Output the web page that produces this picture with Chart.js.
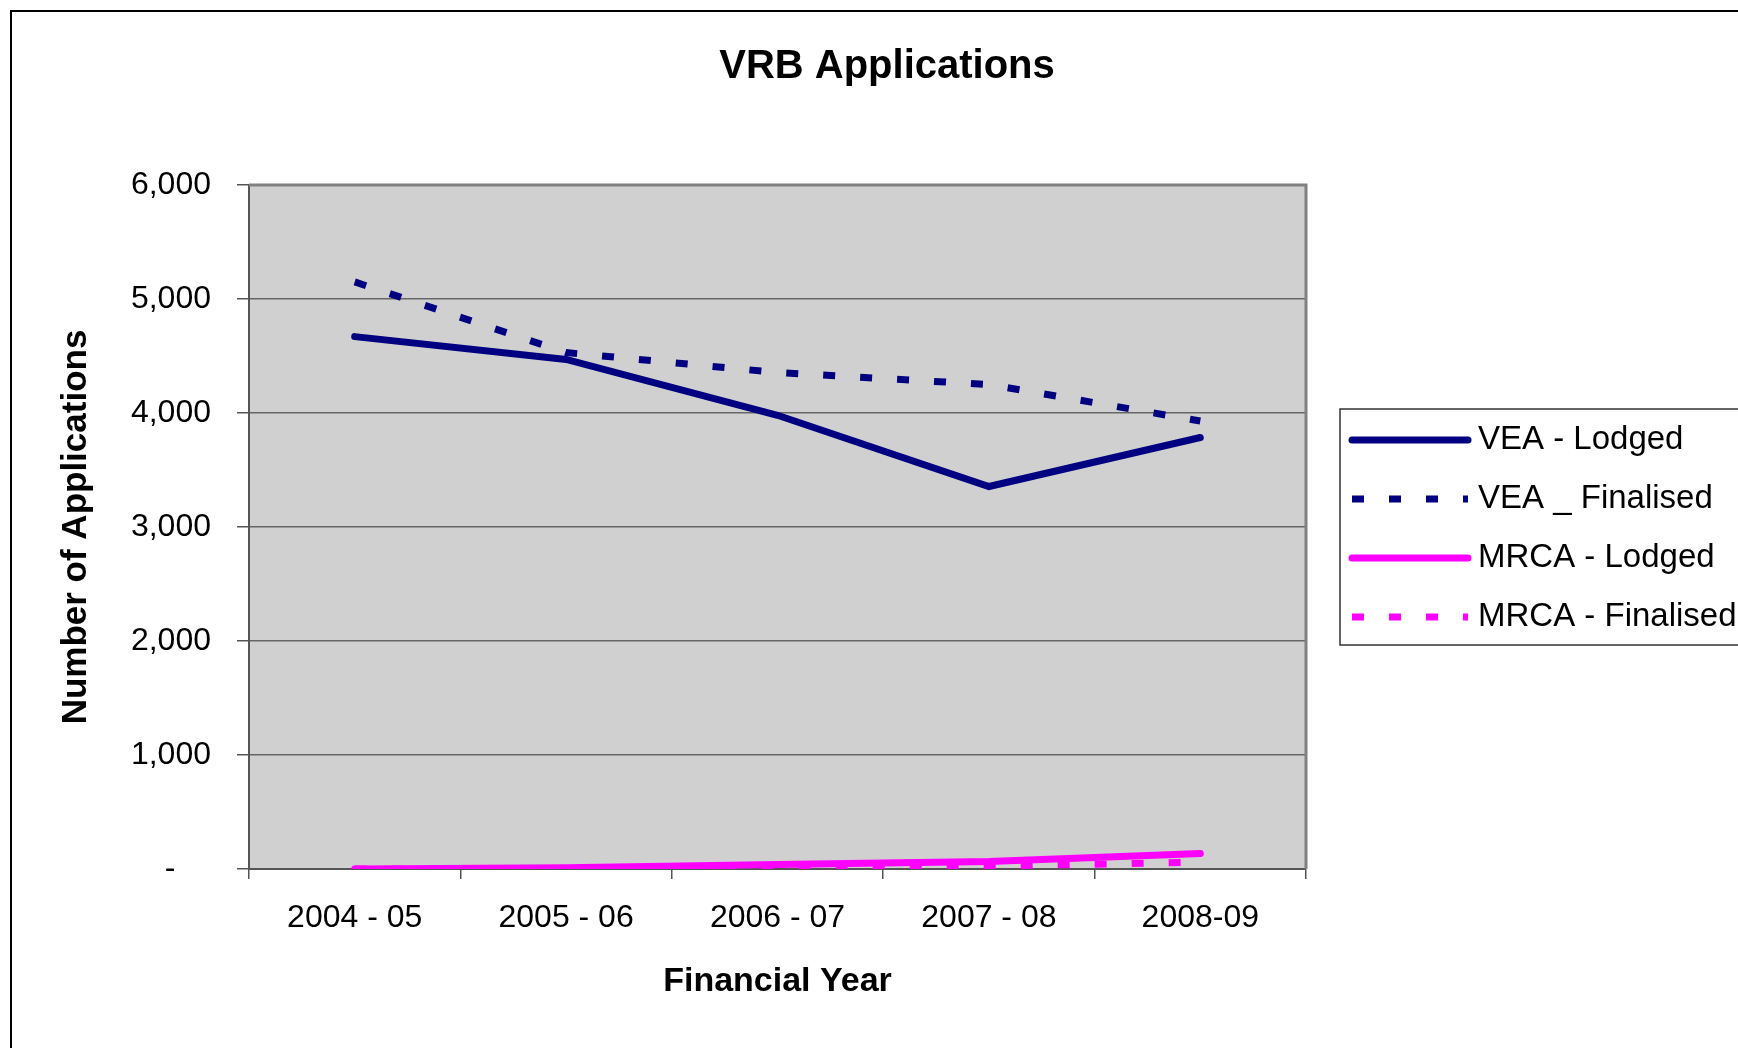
<!DOCTYPE html>
<html>
<head>
<meta charset="utf-8">
<script src="https://cdn.jsdelivr.net/npm/chart.js@4.4.1/dist/chart.umd.min.js"></script>
<style>
  html, body { margin: 0; padding: 0; background: #fff; }
  #wrap { position: relative; width: 1738px; height: 1048px; }
</style>
</head>
<body>
<div id="wrap"><canvas id="chart1"></canvas></div>
<script>
// data
var years = ['2004 - 05', '2005 - 06', '2006 - 07', '2007 - 08', '2008-09'];
var veaLodged = [4670, 4470, 3980, 3355, 3785];
var veaFinalised = [5150, 4530, 4355, 4250, 3930];
var mrcaLodged = [0, 10, 40, 65, 135];
var mrcaFinalised = [0, 0, 0, 25, 60];
var seriesNames = ['VEA - Lodged', 'VEA _ Finalised', 'MRCA - Lodged', 'MRCA - Finalised'];

var FONT = '"Liberation Sans", Arial, sans-serif';
Chart.defaults.font.family = FONT;
Chart.defaults.color = '#000';

// frame, plot background, title and boxed legend
var framePlugin = {
  id: 'frame',
  beforeDraw: function(chart) {
    var ctx = chart.ctx, a = chart.chartArea;
    ctx.save();
    ctx.fillStyle = '#fff';
    ctx.fillRect(0, 0, chart.width, chart.height);
    ctx.fillStyle = '#d0d0d0';
    ctx.fillRect(a.left, a.top, a.right - a.left, a.bottom - a.top);
    ctx.strokeStyle = '#000';
    ctx.lineWidth = 2;
    ctx.beginPath();
    ctx.moveTo(11, chart.height);
    ctx.lineTo(11, 11);
    ctx.lineTo(chart.width, 11);
    ctx.stroke();
    ctx.restore();
  },
  afterDraw: function(chart) {
    var ctx = chart.ctx, a = chart.chartArea;
    ctx.save();
    // plot border top / right
    ctx.strokeStyle = '#808080';
    ctx.lineWidth = 3;
    ctx.beginPath();
    ctx.moveTo(a.left, a.top);
    ctx.lineTo(a.right, a.top);
    ctx.lineTo(a.right, a.bottom);
    ctx.stroke();

    // title
    ctx.fillStyle = '#000';
    ctx.font = 'bold 40px ' + FONT;
    ctx.textAlign = 'center';
    ctx.textBaseline = 'middle';
    ctx.fillText('VRB Applications', 887, 67);

    // legend
    ctx.strokeStyle = '#333';
    ctx.lineWidth = 1.5;
    ctx.strokeRect(1340, 409, 420, 236);
    ctx.font = '33px ' + FONT;
    ctx.textAlign = 'left';
    chart.data.datasets.forEach(function(ds, i) {
      var y = 440 + i * 59;
      ctx.strokeStyle = ds.borderColor;
      ctx.lineWidth = 7;
      ctx.lineCap = ds.borderDash.length ? 'butt' : 'round';
      ctx.setLineDash(ds.borderDash);
      ctx.beginPath();
      ctx.moveTo(1352, y);
      ctx.lineTo(1468, y);
      ctx.stroke();
      ctx.setLineDash([]);
      ctx.fillStyle = '#000';
      ctx.fillText(ds.label, 1478, y);
    });
    ctx.restore();
  }
};

function makeSet(label, data, color, dashed, order) {
  return {
    label: label,
    data: data,
    borderColor: color,
    backgroundColor: color,
    borderWidth: 7,
    borderDash: dashed ? [12, 25] : [],
    borderCapStyle: dashed ? 'butt' : 'round',
    pointRadius: 0,
    tension: 0,
    fill: false,
    order: order
  };
}

new Chart('chart1', {
  type: 'line',
  data: {
    labels: years,
    datasets: [
      makeSet(seriesNames[0], veaLodged, '#000080', false, 4),
      makeSet(seriesNames[1], veaFinalised, '#000080', true, 3),
      makeSet(seriesNames[2], mrcaLodged, '#ff00ff', false, 2),
      makeSet(seriesNames[3], mrcaFinalised, '#ff00ff', true, 1)
    ]
  },
  options: {
    responsive: true,
    maintainAspectRatio: false,
    animation: false,
    layout: { padding: { top: 185, right: 432, left: 0, bottom: 0 } },
    plugins: {
      legend: { display: false },
      title: { display: false },
      tooltip: { enabled: false }
    },
    scales: {
      x: {
        offset: true,
        afterFit: function(s) { s.height = 1048 - 869; },
        ticks: { font: { size: 32 }, color: '#000', padding: 20, maxRotation: 0 },
        grid: { offset: true, drawOnChartArea: false, tickLength: 10, color: '#555', lineWidth: 1.5 },
        border: { color: '#555', width: 2 },
        title: {
          display: true, text: 'Financial Year', color: '#000',
          font: { size: 34, weight: 'bold' }, padding: { bottom: 46, top: 0 }
        }
      },
      y: {
        min: 0,
        max: 6000,
        afterFit: function(s) { s.width = 249; },
        ticks: {
          stepSize: 1000,
          font: { size: 32 },
          color: '#000',
          padding: 26,
          callback: function(v) { return v === 0 ? '-    ' : v.toLocaleString('en-US'); }
        },
        grid: { color: '#666', lineWidth: 1.5, tickLength: 12, tickColor: '#555' },
        border: { color: '#555', width: 2 },
        title: {
          display: true, text: 'Number of Applications', color: '#000',
          font: { size: 35, weight: 'bold' }, padding: { top: 55, bottom: 0 }
        }
      }
    }
  },
  plugins: [framePlugin]
});
</script>
</body>
</html>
======
Given request: Write down every line from the opening of the listing to the line with "ctx.fillText('VRB Applications', 887, 67);", both included, and nothing else; the pictures are omitted.

Response to this exercise:
Output the web page that produces this picture with Chart.js.
<!DOCTYPE html>
<html>
<head>
<meta charset="utf-8">
<script src="https://cdn.jsdelivr.net/npm/chart.js@4.4.1/dist/chart.umd.min.js"></script>
<style>
  html, body { margin: 0; padding: 0; background: #fff; }
  #wrap { position: relative; width: 1738px; height: 1048px; }
</style>
</head>
<body>
<div id="wrap"><canvas id="chart1"></canvas></div>
<script>
// data
var years = ['2004 - 05', '2005 - 06', '2006 - 07', '2007 - 08', '2008-09'];
var veaLodged = [4670, 4470, 3980, 3355, 3785];
var veaFinalised = [5150, 4530, 4355, 4250, 3930];
var mrcaLodged = [0, 10, 40, 65, 135];
var mrcaFinalised = [0, 0, 0, 25, 60];
var seriesNames = ['VEA - Lodged', 'VEA _ Finalised', 'MRCA - Lodged', 'MRCA - Finalised'];

var FONT = '"Liberation Sans", Arial, sans-serif';
Chart.defaults.font.family = FONT;
Chart.defaults.color = '#000';

// frame, plot background, title and boxed legend
var framePlugin = {
  id: 'frame',
  beforeDraw: function(chart) {
    var ctx = chart.ctx, a = chart.chartArea;
    ctx.save();
    ctx.fillStyle = '#fff';
    ctx.fillRect(0, 0, chart.width, chart.height);
    ctx.fillStyle = '#d0d0d0';
    ctx.fillRect(a.left, a.top, a.right - a.left, a.bottom - a.top);
    ctx.strokeStyle = '#000';
    ctx.lineWidth = 2;
    ctx.beginPath();
    ctx.moveTo(11, chart.height);
    ctx.lineTo(11, 11);
    ctx.lineTo(chart.width, 11);
    ctx.stroke();
    ctx.restore();
  },
  afterDraw: function(chart) {
    var ctx = chart.ctx, a = chart.chartArea;
    ctx.save();
    // plot border top / right
    ctx.strokeStyle = '#808080';
    ctx.lineWidth = 3;
    ctx.beginPath();
    ctx.moveTo(a.left, a.top);
    ctx.lineTo(a.right, a.top);
    ctx.lineTo(a.right, a.bottom);
    ctx.stroke();

    // title
    ctx.fillStyle = '#000';
    ctx.font = 'bold 40px ' + FONT;
    ctx.textAlign = 'center';
    ctx.textBaseline = 'middle';
    ctx.fillText('VRB Applications', 887, 67);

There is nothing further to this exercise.